Tom Price, then a Congressman for Georgia and now Health and Human Services Secretary, tweeted, “With Democrats discussing health care in secret, they’re sacrificing the trust of the American people.” (As Sen. Patty Murray noted Monday night, Tom Price said at a hearing last week that he was among Republicans who had not yet seen the text of the current proposed bill).
The facts: At Monday night’s Senate protest, one of the most frequently cited issues among Democratic lawmakers was the secrecy with which they say the American Health Care Act is being crafted. The Senate health care plan has been created largely in secret by a group of 13 Republican lawmakers, who have not yet shared details of the plan with the public or the wider Senate. Calls for public hearings on the bill by Senate Democrats have not been granted so far.
In contrast, Democrats have been quick to point out, the Affordable Care Act bill was subject to 47 public hearings and roundtable before the Senate Health, Education, Labor and Pensions Committee and another 53 before the Senate Finance Committee.

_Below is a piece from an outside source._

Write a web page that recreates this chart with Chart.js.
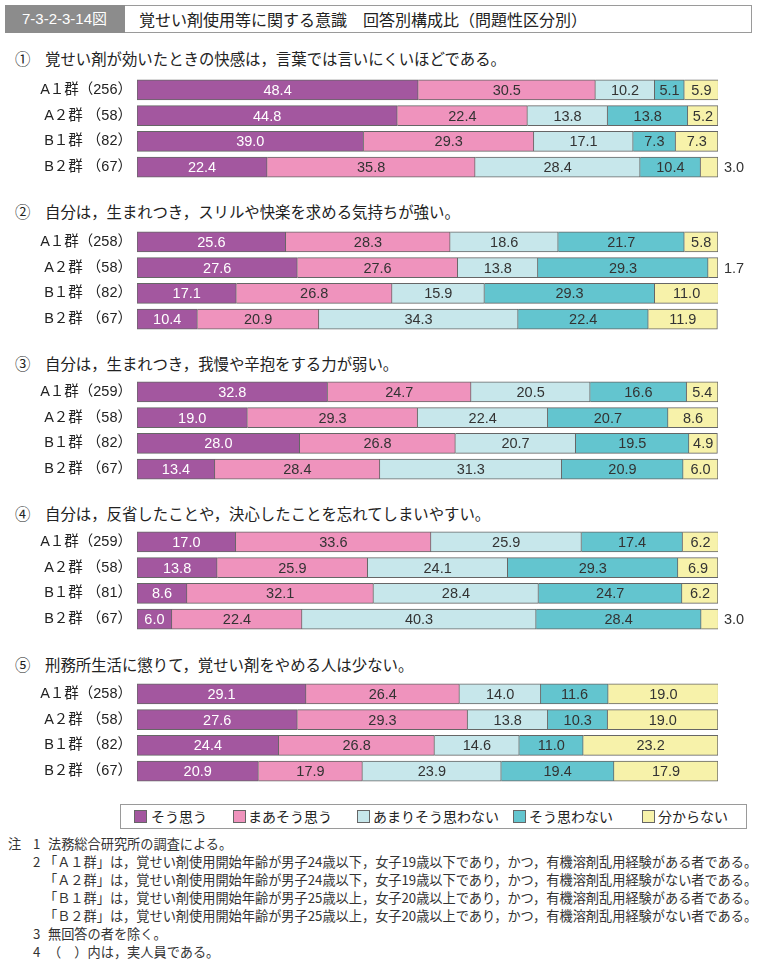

The complaints: Another major process complaint in 2009 was the speed with which Republicans said the Affordable Care Act was being crafted and debated. Portman accused Democratic leadership of “trying to rush [their proposals] through Congress,” while Sen. Mitch McConnell said “Fast-tracking a major overhaul…does a disservice to the American people,” in a 2009 statement.
Republican lawmakers complained that there would not be adequate time to examine the bill before it went up for vote, calling for a “cooling off period” during which the bill could be reviewed and examined. “It is imperative we have the 72-hour process,” said then-Rep. Dean Heller. Murkowski worried that “we ran this bill down the fast track” because “ Senators will have barely 36 hours to review” the text before moving to a vote.
The facts: Prior to a vote, the Affordable Care Act underwent a monthlong marking up in the bipartisan HELP Committee before being brought to the floor for a vote. There, it was debated for 25 days—one of the longest periods of bill debate the Senate has ever seen.
Senate Republicans are hoping to vote on the law’s replacement before they take their July 4 recess, but Democrats and Republicans outside of the 13-member committee have yet to see it. That means there will be a narrow window—possibly as little as a day—between when the text of the bill is released and when the vote is called.
The complaints: Another resounding rebuke of the Affordable Care Act came from Republican lawmakers who said that the bill was too partisan—it eventually passed without a single Republican vote from the House or the Senate. Portman criticized the “bitterly partisan” legislation, while a number of Republican lawmakers said that their ideas had not been taken into account.
“A lot of good Republican ideas were left on the cutting room floor in the rush to pass ‘Obamacare,’” Murkowski wrote in a press release. Sen. Susan Collins agreed, lamenting that “there is so much we could have done in a bipartisan way to expand universal access to health care.”
Sen. Orrin Hatch had perhaps the most ringing indictment of partisanship in the bill: “If you can’t get 75 to 80 votes on something that is this important for this much reform, we should start over and do it on a step-by-step basis.’”
The facts: While the Affordable Care Act was indeed divisive, inspiring months of sharp rhetoric and dividing Congress, it did take at least some minority proposals into account. The bipartisan HELP Committee approved more than 100 Republican amendments to the bill (though some Republicans said those amendments were mostly minor).
As yet, no Senate Democrats have had the opportunity to review or contribute to the current bill, and many publicly objected to both its presumed contents and the manner in which the bill is being crafted during Monday’s late-night session. In February, McConnell said that the health care bill would likely be a “Republicans-only exercise.”